== TASK DIRECTIONS ==
Write the material out again in full, word for word. Do not include the pictures.

== DATA ==
* * *
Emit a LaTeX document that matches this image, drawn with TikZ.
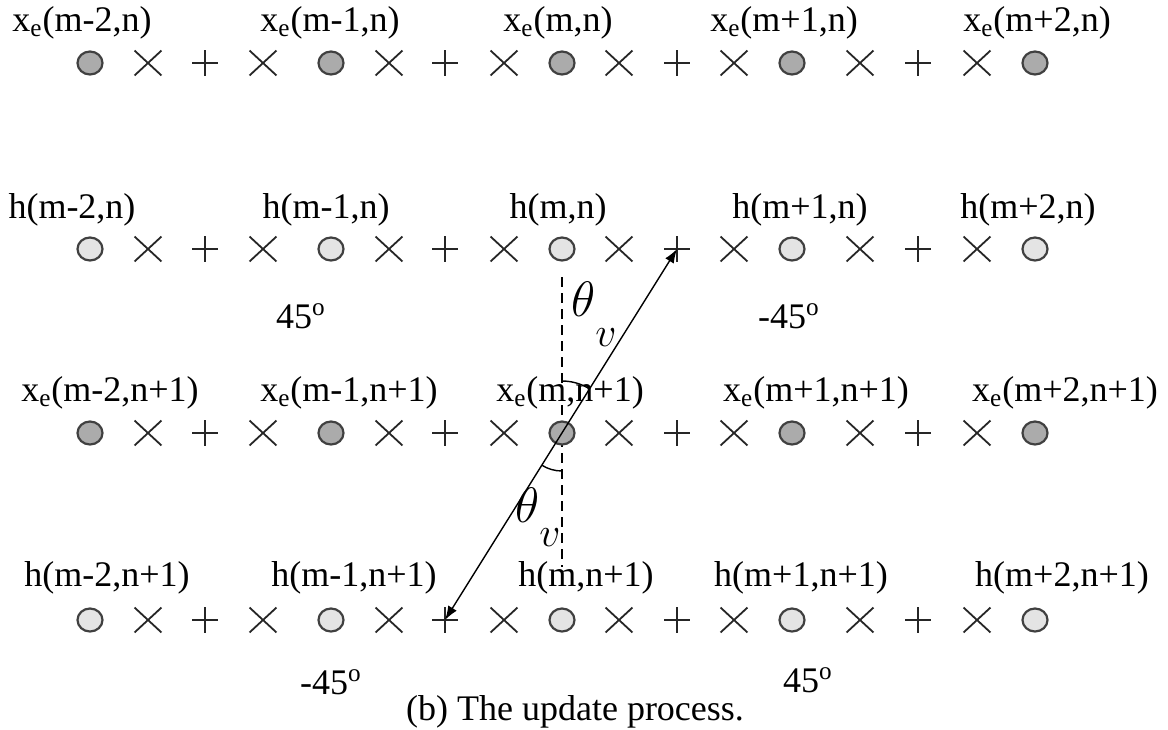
\documentclass[tikz,border=0pt]{standalone}
\usepackage{fontspec}
\setmainfont{Liberation Serif}
\usetikzlibrary{shapes.geometric,shapes.misc,arrows.meta}
\definecolor{dotdark}{HTML}{ABABAB}
\definecolor{dotlight}{HTML}{E4E4E4}

\begin{document}
\begin{tikzpicture}[x=0.5pt, y=-0.5pt,
  every node/.style={font=\fontsize{18}{21}\selectfont, inner sep=1pt},
  kdot/.style={ellipse, draw=black!75, line width=1.1pt, fill=#1,
    minimum width=12.5pt, minimum height=11.5pt, inner sep=0pt},
  kcross/.style={cross out, draw=black!85, line width=0.9pt,
    minimum width=12.5pt, minimum height=11.5pt, inner sep=0pt},
  kplus/.style={minimum size=13pt, inner sep=0pt,
    path picture={\draw[black!85, line width=0.9pt]
      (path picture bounding box.north) -- (path picture bounding box.south)
      (path picture bounding box.west) -- (path picture bounding box.east);}},
  thlabel/.style={font=\fontsize{26}{28}\selectfont}]
\useasboundingbox (0,0) rectangle (1168,729);

% vertical reference line through x_e(m,n+1)
\coordinate (vtop) at (562,277);
\coordinate (vbot) at (562,567);
\draw[dashed, dash pattern=on 5pt off 3pt, line width=0.8pt] (vtop) -- (vbot);

% Sample rows: circles = samples, x and + = in-between positions
\foreach \r/\y/\f in {1/63/dotdark, 2/249/dotlight, 3/433/dotdark, 4/620/dotlight}
  \foreach \c/\x/\k in {1/90/kdot, 2/148/kcross, 3/205/kplus, 4/263/kcross,
      5/331/kdot, 6/389/kcross, 7/445/kplus, 8/504/kcross, 9/562/kdot,
      10/619/kcross, 11/677/kplus, 12/734/kcross, 13/792/kdot,
      14/860/kcross, 15/918/kplus, 16/977/kcross, 17/1035/kdot}
    \node[\k=\f] (r\r-\c) at (\x,\y) {};

% Row 1 (top): x_e(., n)
\node (xa1) at (82, 23) {x\textsubscript{e}(m-2,n)};
\node (xa2) at (330, 23) {x\textsubscript{e}(m-1,n)};
\node (xa3) at (558, 23) {x\textsubscript{e}(m,n)};
\node (xa4) at (784, 23) {x\textsubscript{e}(m+1,n)};
\node (xa5) at (1037, 23) {x\textsubscript{e}(m+2,n)};
% Row 2: h(., n)
\node (ha1) at (72, 210) {h(m-2,n)};
\node (ha2) at (326, 210) {h(m-1,n)};
\node (ha3) at (558, 210) {h(m,n)};
\node (ha4) at (800, 210) {h(m+1,n)};
\node (ha5) at (1028, 210) {h(m+2,n)};
% Row 3: x_e(., n+1)
\node (xb1) at (110, 393) {x\textsubscript{e}(m-2,n+1)};
\node (xb2) at (349, 393) {x\textsubscript{e}(m-1,n+1)};
\node (xb3) at (570, 393) {x\textsubscript{e}(m,n+1)};
\node (xb4) at (816, 393) {x\textsubscript{e}(m+1,n+1)};
\node (xb5) at (1065, 393) {x\textsubscript{e}(m+2,n+1)};
% Row 4: h(., n+1)
\node (hb1) at (107, 578) {h(m-2,n+1)};
\node (hb2) at (354, 578) {h(m-1,n+1)};
\node (hb3) at (586, 578) {h(m,n+1)};
\node (hb4) at (801, 578) {h(m+1,n+1)};
\node (hb5) at (1062, 578) {h(m+2,n+1)};

% Direction labels
\node (dega) at (301, 316) {45\textsuperscript{o}};
\node (degb) at (789, 316) {-45\textsuperscript{o}};
\node (degc) at (331, 682) {-45\textsuperscript{o}};
\node (degd) at (808, 680) {45\textsuperscript{o}};

% Update direction through x_e(m,n+1)
\draw[{Latex[length=7pt,width=5pt]}-{Latex[length=7pt,width=5pt]}, line width=0.7pt]
  (r4-7.center) -- (r2-11.center);
\draw[line width=0.7pt] (r3-9.center) ++(-90:52) arc[start angle=-90, end angle=-58, radius=52];
\draw[line width=0.7pt] (r3-9.center) ++(90:38) arc[start angle=90, end angle=122, radius=38];
\node[thlabel] (tha) at (594, 314) {$\theta$\raisebox{-15pt}{\fontsize{20}{22}\selectfont$v$}};
\node[thlabel] (thb) at (538, 517) {$\theta$\raisebox{-12pt}{\fontsize{20}{22}\selectfont$v$}};

% Caption
\node (cap) at (575, 712) {(b) The update process.};
\end{tikzpicture}
\end{document}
* * *
== EXERCISE RESULT ==
Emit a LaTeX document that matches this image, drawn with TikZ.
\documentclass[tikz,border=0pt]{standalone}
\usepackage{fontspec}
\setmainfont{Liberation Serif}
\usetikzlibrary{shapes.geometric,shapes.misc,arrows.meta}
\definecolor{dotdark}{HTML}{ABABAB}
\definecolor{dotlight}{HTML}{E4E4E4}

\begin{document}
\begin{tikzpicture}[x=0.5pt, y=-0.5pt,
  every node/.style={font=\fontsize{18}{21}\selectfont, inner sep=1pt},
  kdot/.style={ellipse, draw=black!75, line width=1.1pt, fill=#1,
    minimum width=12.5pt, minimum height=11.5pt, inner sep=0pt},
  kcross/.style={cross out, draw=black!85, line width=0.9pt,
    minimum width=12.5pt, minimum height=11.5pt, inner sep=0pt},
  kplus/.style={minimum size=13pt, inner sep=0pt,
    path picture={\draw[black!85, line width=0.9pt]
      (path picture bounding box.north) -- (path picture bounding box.south)
      (path picture bounding box.west) -- (path picture bounding box.east);}},
  thlabel/.style={font=\fontsize{26}{28}\selectfont}]
\useasboundingbox (0,0) rectangle (1168,729);

% vertical reference line through x_e(m,n+1)
\coordinate (vtop) at (562,277);
\coordinate (vbot) at (562,567);
\draw[dashed, dash pattern=on 5pt off 3pt, line width=0.8pt] (vtop) -- (vbot);

% Sample rows: circles = samples, x and + = in-between positions
\foreach \r/\y/\f in {1/63/dotdark, 2/249/dotlight, 3/433/dotdark, 4/620/dotlight}
  \foreach \c/\x/\k in {1/90/kdot, 2/148/kcross, 3/205/kplus, 4/263/kcross,
      5/331/kdot, 6/389/kcross, 7/445/kplus, 8/504/kcross, 9/562/kdot,
      10/619/kcross, 11/677/kplus, 12/734/kcross, 13/792/kdot,
      14/860/kcross, 15/918/kplus, 16/977/kcross, 17/1035/kdot}
    \node[\k=\f] (r\r-\c) at (\x,\y) {};

% Row 1 (top): x_e(., n)
\node (xa1) at (82, 23) {x\textsubscript{e}(m-2,n)};
\node (xa2) at (330, 23) {x\textsubscript{e}(m-1,n)};
\node (xa3) at (558, 23) {x\textsubscript{e}(m,n)};
\node (xa4) at (784, 23) {x\textsubscript{e}(m+1,n)};
\node (xa5) at (1037, 23) {x\textsubscript{e}(m+2,n)};
% Row 2: h(., n)
\node (ha1) at (72, 210) {h(m-2,n)};
\node (ha2) at (326, 210) {h(m-1,n)};
\node (ha3) at (558, 210) {h(m,n)};
\node (ha4) at (800, 210) {h(m+1,n)};
\node (ha5) at (1028, 210) {h(m+2,n)};
% Row 3: x_e(., n+1)
\node (xb1) at (110, 393) {x\textsubscript{e}(m-2,n+1)};
\node (xb2) at (349, 393) {x\textsubscript{e}(m-1,n+1)};
\node (xb3) at (570, 393) {x\textsubscript{e}(m,n+1)};
\node (xb4) at (816, 393) {x\textsubscript{e}(m+1,n+1)};
\node (xb5) at (1065, 393) {x\textsubscript{e}(m+2,n+1)};
% Row 4: h(., n+1)
\node (hb1) at (107, 578) {h(m-2,n+1)};
\node (hb2) at (354, 578) {h(m-1,n+1)};
\node (hb3) at (586, 578) {h(m,n+1)};
\node (hb4) at (801, 578) {h(m+1,n+1)};
\node (hb5) at (1062, 578) {h(m+2,n+1)};

% Direction labels
\node (dega) at (301, 316) {45\textsuperscript{o}};
\node (degb) at (789, 316) {-45\textsuperscript{o}};
\node (degc) at (331, 682) {-45\textsuperscript{o}};
\node (degd) at (808, 680) {45\textsuperscript{o}};

% Update direction through x_e(m,n+1)
\draw[{Latex[length=7pt,width=5pt]}-{Latex[length=7pt,width=5pt]}, line width=0.7pt]
  (r4-7.center) -- (r2-11.center);
\draw[line width=0.7pt] (r3-9.center) ++(-90:52) arc[start angle=-90, end angle=-58, radius=52];
\draw[line width=0.7pt] (r3-9.center) ++(90:38) arc[start angle=90, end angle=122, radius=38];
\node[thlabel] (tha) at (594, 314) {$\theta$\raisebox{-15pt}{\fontsize{20}{22}\selectfont$v$}};
\node[thlabel] (thb) at (538, 517) {$\theta$\raisebox{-12pt}{\fontsize{20}{22}\selectfont$v$}};

% Caption
\node (cap) at (575, 712) {(b) The update process.};
\end{tikzpicture}
\end{document}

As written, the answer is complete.